→ THE PROBLEM
Copy the lines below as they are; omit the images they contain.

→ MATERIAL PROVIDED
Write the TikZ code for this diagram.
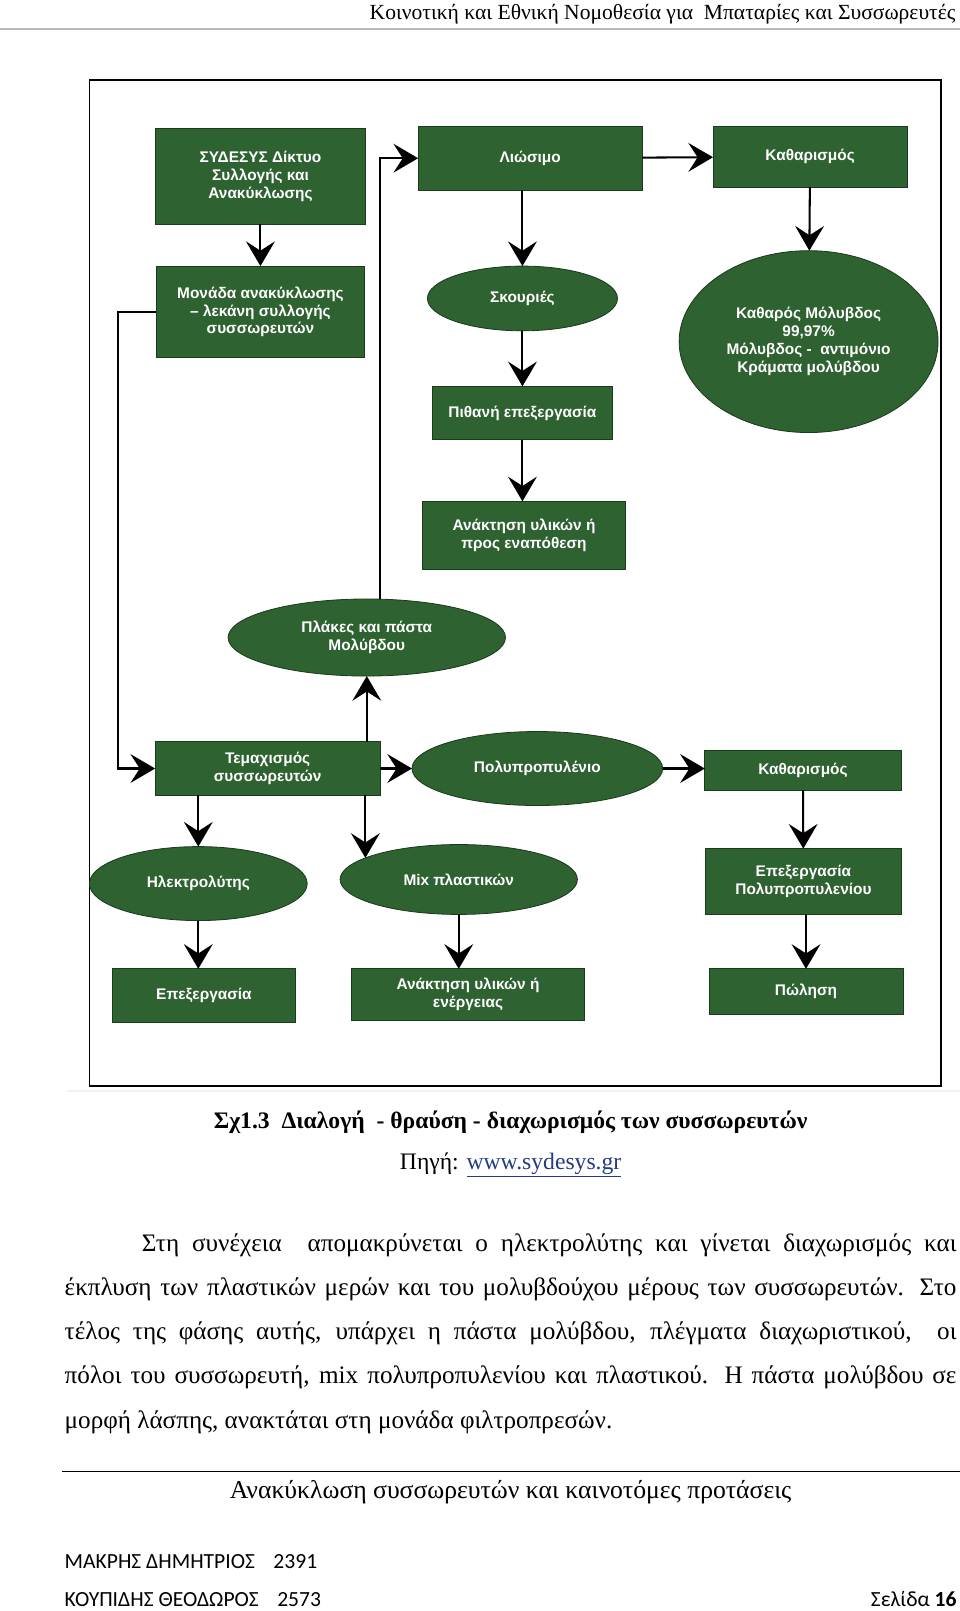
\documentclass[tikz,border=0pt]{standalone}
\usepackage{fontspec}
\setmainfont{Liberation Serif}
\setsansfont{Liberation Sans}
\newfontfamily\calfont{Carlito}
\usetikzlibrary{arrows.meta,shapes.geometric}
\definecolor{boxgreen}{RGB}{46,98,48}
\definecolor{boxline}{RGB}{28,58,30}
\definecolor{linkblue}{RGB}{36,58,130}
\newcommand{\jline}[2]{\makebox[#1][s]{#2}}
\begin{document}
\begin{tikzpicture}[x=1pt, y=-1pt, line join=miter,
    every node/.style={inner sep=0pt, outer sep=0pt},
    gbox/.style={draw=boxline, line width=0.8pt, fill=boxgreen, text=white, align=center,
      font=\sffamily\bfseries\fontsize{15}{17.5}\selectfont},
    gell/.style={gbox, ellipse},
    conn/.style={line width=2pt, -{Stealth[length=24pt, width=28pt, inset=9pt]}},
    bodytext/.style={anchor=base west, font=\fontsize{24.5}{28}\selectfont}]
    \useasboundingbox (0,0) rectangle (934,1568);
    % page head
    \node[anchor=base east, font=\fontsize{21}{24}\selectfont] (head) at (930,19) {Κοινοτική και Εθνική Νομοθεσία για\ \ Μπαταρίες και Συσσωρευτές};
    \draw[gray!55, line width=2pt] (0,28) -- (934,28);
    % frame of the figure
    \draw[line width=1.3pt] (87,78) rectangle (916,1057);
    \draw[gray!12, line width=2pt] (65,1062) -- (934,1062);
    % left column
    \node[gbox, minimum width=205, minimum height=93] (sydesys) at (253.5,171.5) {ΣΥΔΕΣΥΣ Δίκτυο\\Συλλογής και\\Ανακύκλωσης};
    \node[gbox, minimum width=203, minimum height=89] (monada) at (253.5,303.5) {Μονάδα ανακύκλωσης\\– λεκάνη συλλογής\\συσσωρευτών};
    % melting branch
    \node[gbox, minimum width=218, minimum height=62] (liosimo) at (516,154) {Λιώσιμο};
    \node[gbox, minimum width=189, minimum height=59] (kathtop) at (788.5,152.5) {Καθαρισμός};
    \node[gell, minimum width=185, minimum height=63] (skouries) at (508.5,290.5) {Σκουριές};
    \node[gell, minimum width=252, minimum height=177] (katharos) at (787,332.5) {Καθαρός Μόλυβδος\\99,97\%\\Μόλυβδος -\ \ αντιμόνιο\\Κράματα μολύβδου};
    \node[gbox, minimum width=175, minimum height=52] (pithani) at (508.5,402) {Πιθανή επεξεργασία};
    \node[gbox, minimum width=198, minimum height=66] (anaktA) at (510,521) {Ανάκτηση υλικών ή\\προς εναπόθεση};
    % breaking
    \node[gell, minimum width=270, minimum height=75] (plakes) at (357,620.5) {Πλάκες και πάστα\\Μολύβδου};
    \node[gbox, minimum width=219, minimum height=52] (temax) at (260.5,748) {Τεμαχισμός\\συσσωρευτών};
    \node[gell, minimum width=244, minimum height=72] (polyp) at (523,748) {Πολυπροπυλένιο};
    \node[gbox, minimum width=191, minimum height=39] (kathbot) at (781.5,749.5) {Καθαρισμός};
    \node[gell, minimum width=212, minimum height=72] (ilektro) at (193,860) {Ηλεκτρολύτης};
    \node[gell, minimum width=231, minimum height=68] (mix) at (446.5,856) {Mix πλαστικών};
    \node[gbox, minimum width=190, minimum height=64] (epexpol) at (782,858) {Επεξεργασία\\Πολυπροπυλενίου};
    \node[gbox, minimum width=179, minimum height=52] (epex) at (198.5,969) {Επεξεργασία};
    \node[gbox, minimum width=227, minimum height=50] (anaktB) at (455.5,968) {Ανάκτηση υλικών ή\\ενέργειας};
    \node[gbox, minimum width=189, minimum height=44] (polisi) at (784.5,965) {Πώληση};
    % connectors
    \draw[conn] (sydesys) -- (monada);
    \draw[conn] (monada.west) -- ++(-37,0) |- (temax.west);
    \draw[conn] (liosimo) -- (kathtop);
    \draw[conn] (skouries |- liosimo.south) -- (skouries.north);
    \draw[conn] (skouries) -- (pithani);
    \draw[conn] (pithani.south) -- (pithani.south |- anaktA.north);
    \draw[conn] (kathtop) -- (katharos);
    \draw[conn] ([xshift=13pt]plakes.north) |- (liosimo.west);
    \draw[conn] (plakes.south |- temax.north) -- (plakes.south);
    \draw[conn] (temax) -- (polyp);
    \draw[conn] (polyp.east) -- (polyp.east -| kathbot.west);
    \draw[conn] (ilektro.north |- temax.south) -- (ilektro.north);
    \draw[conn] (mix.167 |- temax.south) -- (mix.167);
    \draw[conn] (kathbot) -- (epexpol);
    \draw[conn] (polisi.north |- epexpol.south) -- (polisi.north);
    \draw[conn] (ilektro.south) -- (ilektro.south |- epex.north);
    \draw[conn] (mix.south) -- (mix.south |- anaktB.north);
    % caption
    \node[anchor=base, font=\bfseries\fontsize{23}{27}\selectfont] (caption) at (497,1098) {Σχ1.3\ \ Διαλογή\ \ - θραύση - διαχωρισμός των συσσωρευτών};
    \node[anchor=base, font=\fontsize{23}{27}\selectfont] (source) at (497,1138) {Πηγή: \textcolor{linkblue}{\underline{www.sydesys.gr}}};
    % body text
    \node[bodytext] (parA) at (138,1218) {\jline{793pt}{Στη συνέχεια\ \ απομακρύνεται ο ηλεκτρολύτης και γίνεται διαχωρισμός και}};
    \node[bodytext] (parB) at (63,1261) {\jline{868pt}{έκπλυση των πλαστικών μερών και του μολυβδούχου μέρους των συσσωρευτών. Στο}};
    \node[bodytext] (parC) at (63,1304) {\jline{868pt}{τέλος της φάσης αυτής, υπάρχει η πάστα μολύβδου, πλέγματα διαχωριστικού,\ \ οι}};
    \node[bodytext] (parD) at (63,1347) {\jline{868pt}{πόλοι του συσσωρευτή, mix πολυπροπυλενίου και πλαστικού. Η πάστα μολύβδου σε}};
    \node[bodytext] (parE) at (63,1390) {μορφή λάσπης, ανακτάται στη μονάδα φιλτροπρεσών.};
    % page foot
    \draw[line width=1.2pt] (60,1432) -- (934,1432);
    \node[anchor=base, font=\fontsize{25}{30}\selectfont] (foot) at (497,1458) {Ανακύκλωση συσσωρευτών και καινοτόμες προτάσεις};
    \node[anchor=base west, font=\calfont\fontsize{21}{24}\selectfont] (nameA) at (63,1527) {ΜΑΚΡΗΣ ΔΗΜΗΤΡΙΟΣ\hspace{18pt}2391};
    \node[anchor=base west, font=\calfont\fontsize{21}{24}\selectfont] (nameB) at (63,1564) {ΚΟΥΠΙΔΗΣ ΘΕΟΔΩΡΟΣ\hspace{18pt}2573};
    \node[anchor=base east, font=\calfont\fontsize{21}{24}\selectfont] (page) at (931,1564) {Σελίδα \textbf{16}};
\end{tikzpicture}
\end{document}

→ PROBLEM SOLUTION
Write the TikZ code for this diagram.
\documentclass[tikz,border=0pt]{standalone}
\usepackage{fontspec}
\setmainfont{Liberation Serif}
\setsansfont{Liberation Sans}
\newfontfamily\calfont{Carlito}
\usetikzlibrary{arrows.meta,shapes.geometric}
\definecolor{boxgreen}{RGB}{46,98,48}
\definecolor{boxline}{RGB}{28,58,30}
\definecolor{linkblue}{RGB}{36,58,130}
\newcommand{\jline}[2]{\makebox[#1][s]{#2}}
\begin{document}
\begin{tikzpicture}[x=1pt, y=-1pt, line join=miter,
    every node/.style={inner sep=0pt, outer sep=0pt},
    gbox/.style={draw=boxline, line width=0.8pt, fill=boxgreen, text=white, align=center,
      font=\sffamily\bfseries\fontsize{15}{17.5}\selectfont},
    gell/.style={gbox, ellipse},
    conn/.style={line width=2pt, -{Stealth[length=24pt, width=28pt, inset=9pt]}},
    bodytext/.style={anchor=base west, font=\fontsize{24.5}{28}\selectfont}]
    \useasboundingbox (0,0) rectangle (934,1568);
    % page head
    \node[anchor=base east, font=\fontsize{21}{24}\selectfont] (head) at (930,19) {Κοινοτική και Εθνική Νομοθεσία για\ \ Μπαταρίες και Συσσωρευτές};
    \draw[gray!55, line width=2pt] (0,28) -- (934,28);
    % frame of the figure
    \draw[line width=1.3pt] (87,78) rectangle (916,1057);
    \draw[gray!12, line width=2pt] (65,1062) -- (934,1062);
    % left column
    \node[gbox, minimum width=205, minimum height=93] (sydesys) at (253.5,171.5) {ΣΥΔΕΣΥΣ Δίκτυο\\Συλλογής και\\Ανακύκλωσης};
    \node[gbox, minimum width=203, minimum height=89] (monada) at (253.5,303.5) {Μονάδα ανακύκλωσης\\– λεκάνη συλλογής\\συσσωρευτών};
    % melting branch
    \node[gbox, minimum width=218, minimum height=62] (liosimo) at (516,154) {Λιώσιμο};
    \node[gbox, minimum width=189, minimum height=59] (kathtop) at (788.5,152.5) {Καθαρισμός};
    \node[gell, minimum width=185, minimum height=63] (skouries) at (508.5,290.5) {Σκουριές};
    \node[gell, minimum width=252, minimum height=177] (katharos) at (787,332.5) {Καθαρός Μόλυβδος\\99,97\%\\Μόλυβδος -\ \ αντιμόνιο\\Κράματα μολύβδου};
    \node[gbox, minimum width=175, minimum height=52] (pithani) at (508.5,402) {Πιθανή επεξεργασία};
    \node[gbox, minimum width=198, minimum height=66] (anaktA) at (510,521) {Ανάκτηση υλικών ή\\προς εναπόθεση};
    % breaking
    \node[gell, minimum width=270, minimum height=75] (plakes) at (357,620.5) {Πλάκες και πάστα\\Μολύβδου};
    \node[gbox, minimum width=219, minimum height=52] (temax) at (260.5,748) {Τεμαχισμός\\συσσωρευτών};
    \node[gell, minimum width=244, minimum height=72] (polyp) at (523,748) {Πολυπροπυλένιο};
    \node[gbox, minimum width=191, minimum height=39] (kathbot) at (781.5,749.5) {Καθαρισμός};
    \node[gell, minimum width=212, minimum height=72] (ilektro) at (193,860) {Ηλεκτρολύτης};
    \node[gell, minimum width=231, minimum height=68] (mix) at (446.5,856) {Mix πλαστικών};
    \node[gbox, minimum width=190, minimum height=64] (epexpol) at (782,858) {Επεξεργασία\\Πολυπροπυλενίου};
    \node[gbox, minimum width=179, minimum height=52] (epex) at (198.5,969) {Επεξεργασία};
    \node[gbox, minimum width=227, minimum height=50] (anaktB) at (455.5,968) {Ανάκτηση υλικών ή\\ενέργειας};
    \node[gbox, minimum width=189, minimum height=44] (polisi) at (784.5,965) {Πώληση};
    % connectors
    \draw[conn] (sydesys) -- (monada);
    \draw[conn] (monada.west) -- ++(-37,0) |- (temax.west);
    \draw[conn] (liosimo) -- (kathtop);
    \draw[conn] (skouries |- liosimo.south) -- (skouries.north);
    \draw[conn] (skouries) -- (pithani);
    \draw[conn] (pithani.south) -- (pithani.south |- anaktA.north);
    \draw[conn] (kathtop) -- (katharos);
    \draw[conn] ([xshift=13pt]plakes.north) |- (liosimo.west);
    \draw[conn] (plakes.south |- temax.north) -- (plakes.south);
    \draw[conn] (temax) -- (polyp);
    \draw[conn] (polyp.east) -- (polyp.east -| kathbot.west);
    \draw[conn] (ilektro.north |- temax.south) -- (ilektro.north);
    \draw[conn] (mix.167 |- temax.south) -- (mix.167);
    \draw[conn] (kathbot) -- (epexpol);
    \draw[conn] (polisi.north |- epexpol.south) -- (polisi.north);
    \draw[conn] (ilektro.south) -- (ilektro.south |- epex.north);
    \draw[conn] (mix.south) -- (mix.south |- anaktB.north);
    % caption
    \node[anchor=base, font=\bfseries\fontsize{23}{27}\selectfont] (caption) at (497,1098) {Σχ1.3\ \ Διαλογή\ \ - θραύση - διαχωρισμός των συσσωρευτών};
    \node[anchor=base, font=\fontsize{23}{27}\selectfont] (source) at (497,1138) {Πηγή: \textcolor{linkblue}{\underline{www.sydesys.gr}}};
    % body text
    \node[bodytext] (parA) at (138,1218) {\jline{793pt}{Στη συνέχεια\ \ απομακρύνεται ο ηλεκτρολύτης και γίνεται διαχωρισμός και}};
    \node[bodytext] (parB) at (63,1261) {\jline{868pt}{έκπλυση των πλαστικών μερών και του μολυβδούχου μέρους των συσσωρευτών. Στο}};
    \node[bodytext] (parC) at (63,1304) {\jline{868pt}{τέλος της φάσης αυτής, υπάρχει η πάστα μολύβδου, πλέγματα διαχωριστικού,\ \ οι}};
    \node[bodytext] (parD) at (63,1347) {\jline{868pt}{πόλοι του συσσωρευτή, mix πολυπροπυλενίου και πλαστικού. Η πάστα μολύβδου σε}};
    \node[bodytext] (parE) at (63,1390) {μορφή λάσπης, ανακτάται στη μονάδα φιλτροπρεσών.};
    % page foot
    \draw[line width=1.2pt] (60,1432) -- (934,1432);
    \node[anchor=base, font=\fontsize{25}{30}\selectfont] (foot) at (497,1458) {Ανακύκλωση συσσωρευτών και καινοτόμες προτάσεις};
    \node[anchor=base west, font=\calfont\fontsize{21}{24}\selectfont] (nameA) at (63,1527) {ΜΑΚΡΗΣ ΔΗΜΗΤΡΙΟΣ\hspace{18pt}2391};
    \node[anchor=base west, font=\calfont\fontsize{21}{24}\selectfont] (nameB) at (63,1564) {ΚΟΥΠΙΔΗΣ ΘΕΟΔΩΡΟΣ\hspace{18pt}2573};
    \node[anchor=base east, font=\calfont\fontsize{21}{24}\selectfont] (page) at (931,1564) {Σελίδα \textbf{16}};
\end{tikzpicture}
\end{document}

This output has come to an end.